Where you lost it Who to talk to What to have ready
Café / bar / restaurant Manager or staff at the counter Time you were there, table area, device color/case, lock-screen wallpaper
Airport Airport lost-and-found, airline desk, security checkpoint Flight number, gate, terminal, rough time, device type & case description
Taxi / ride-share Taxi company dispatch or app’s support / “lost item” section Pickup/drop-off time, route, driver name/ID, booking reference
Train / bus Transit authority’s lost property office Line name, coach/bus number if possible, time and station
School / campus Front office, IT helpdesk or campus security Student name/ID, classroom or area, device type, case or stickers

Find official lost-and-found pages quickly

  • Search: “[airport name] lost and found” or “[transit system] lost property”.
  • For ride-shares, look in the app under Help → Trips → I lost an item.
  • For taxis, many cities list licensed operators and their lost property numbers on local government sites.

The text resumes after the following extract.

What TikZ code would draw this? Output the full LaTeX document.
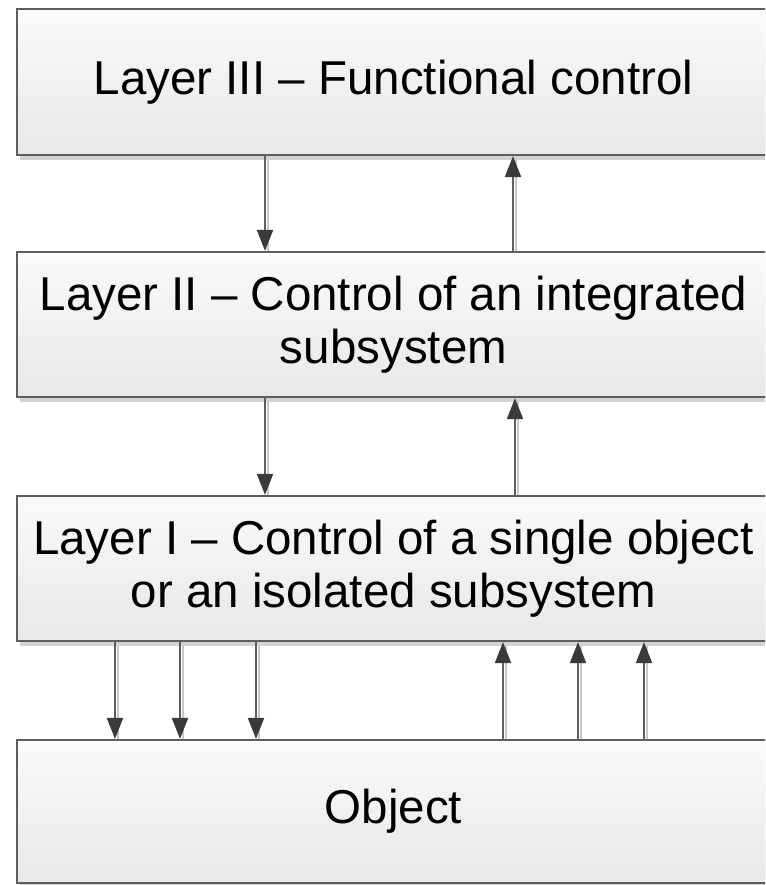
\documentclass[tikz,border=0pt]{standalone}
\usepackage{fontspec}
\setmainfont{Liberation Sans}
\usetikzlibrary{arrows.meta,shadows}
\definecolor{edge}{HTML}{5E5E5E}
\definecolor{tipc}{HTML}{3A3A3A}
\definecolor{shade}{HTML}{C8C8C8}
\tikzset{
  layerbox/.style={draw=edge, line width=2.2pt, rectangle, minimum width=753pt,
    top color=white!98!black, bottom color=white!91!black, align=center,
    font=\fontsize{47.5}{53}\selectfont, inner sep=0pt,
    drop shadow={shadow xshift=3pt, shadow yshift=-5pt, fill=shade, opacity=0.8}},
  flow/.style={draw=edge, line width=2pt,
    -{Triangle[length=21pt,width=16pt,color=tipc]}},
  flowshade/.style={draw=shade, line width=2.5pt}
}
\begin{document}
\begin{tikzpicture}[x=1pt,y=-1pt]
  \useasboundingbox (0,0) rectangle (765,885);
  \begin{scope}
  \clip (0,0) rectangle (765,885);
  % the four layers
  \node[layerbox, minimum height=146pt] (l3) at (393.5,82) {Layer III – Functional control};
  \node[layerbox, minimum height=145pt] (l2) at (393.5,324.5)
    {Layer II – Control of an integrated\\subsystem};
  \node[layerbox, minimum height=145pt] (l1) at (393.5,568.5)
    {Layer I – Control of a single object\\or an isolated subsystem};
  \node[layerbox, minimum height=143pt] (obj) at (393.5,811.5) {Object};
  \end{scope}
  % x positions of the connectors
  \coordinate (da) at (265,0);
  \coordinate (ua) at (513,0);
  \coordinate (db) at (265,0);
  \coordinate (ub) at (515,0);
  \coordinate (d1) at (115,0);
  \coordinate (d2) at (180,0);
  \coordinate (d3) at (256,0);
  \coordinate (u1) at (503,0);
  \coordinate (u2) at (578,0);
  \coordinate (u3) at (644,0);
  % soft shading beside the connectors
  \draw[flowshade] ([xshift=3pt,yshift=-4pt]l3.south -| da) -- ([xshift=3pt]l2.north -| da);
  \draw[flowshade] ([xshift=3pt,yshift=-4pt]l3.south -| ua) -- ([xshift=3pt]l2.north -| ua);
  \draw[flowshade] ([xshift=3pt,yshift=-4pt]l2.south -| db) -- ([xshift=3pt]l1.north -| db);
  \draw[flowshade] ([xshift=3pt,yshift=-4pt]l2.south -| ub) -- ([xshift=3pt]l1.north -| ub);
  \foreach \c in {d1,d2,d3,u1,u2,u3}{
    \draw[flowshade] ([xshift=3pt,yshift=-4pt]l1.south -| \c) -- ([xshift=3pt]obj.north -| \c);
  }
  % connectors between layers
  \draw[flow] (l3.south -| da) -- (l2.north -| da);
  \draw[flow] (l2.north -| ua) -- (l3.south -| ua);
  \draw[flow] (l2.south -| db) -- (l1.north -| db);
  \draw[flow] (l1.north -| ub) -- (l2.south -| ub);
  \foreach \c in {d1,d2,d3}{
    \draw[flow] (l1.south -| \c) -- (obj.north -| \c);
  }
  \foreach \c in {u1,u2,u3}{
    \draw[flow] (obj.north -| \c) -- (l1.south -| \c);
  }
\end{tikzpicture}
\end{document}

Step 4 – Lock the device down while you wait

Even if you think the device is “probably safe with staff”, don’t gamble on your data staying private. Use official tools to make it much harder for anyone to poke around.

  • Turn on Lost Mode / lock the screen remotely. Show a contact number or email on the lock screen.
  • Sign out of critical apps (email, messaging, banking) on that device if your account allows it.
  • Change passwords for any accounts that were accessible without extra authentication.
For iPhones, iPads and Macs, use Apple’s Find My. For Android phones and many Chromebooks, use Google’s Find My Device.

Step 5 – When to escalate to theft, not just “lost”

Most lost-and-found stories end quietly. But there are clear signs your device is in the wrong hands and it’s time to act like it.

  • The device moves to unfamiliar locations and stays there.
  • The SIM is removed or the device goes offline right after you notice it missing.
  • You see suspicious login attempts, password reset emails or new sign-ins.
  • Payment apps or cards linked to the device show unexpected charges.

In these cases, prioritize your data and safety over the hardware. Erase the device remotely if you can, talk to your bank’s fraud team about any financial exposure, and file a police report describing what happened.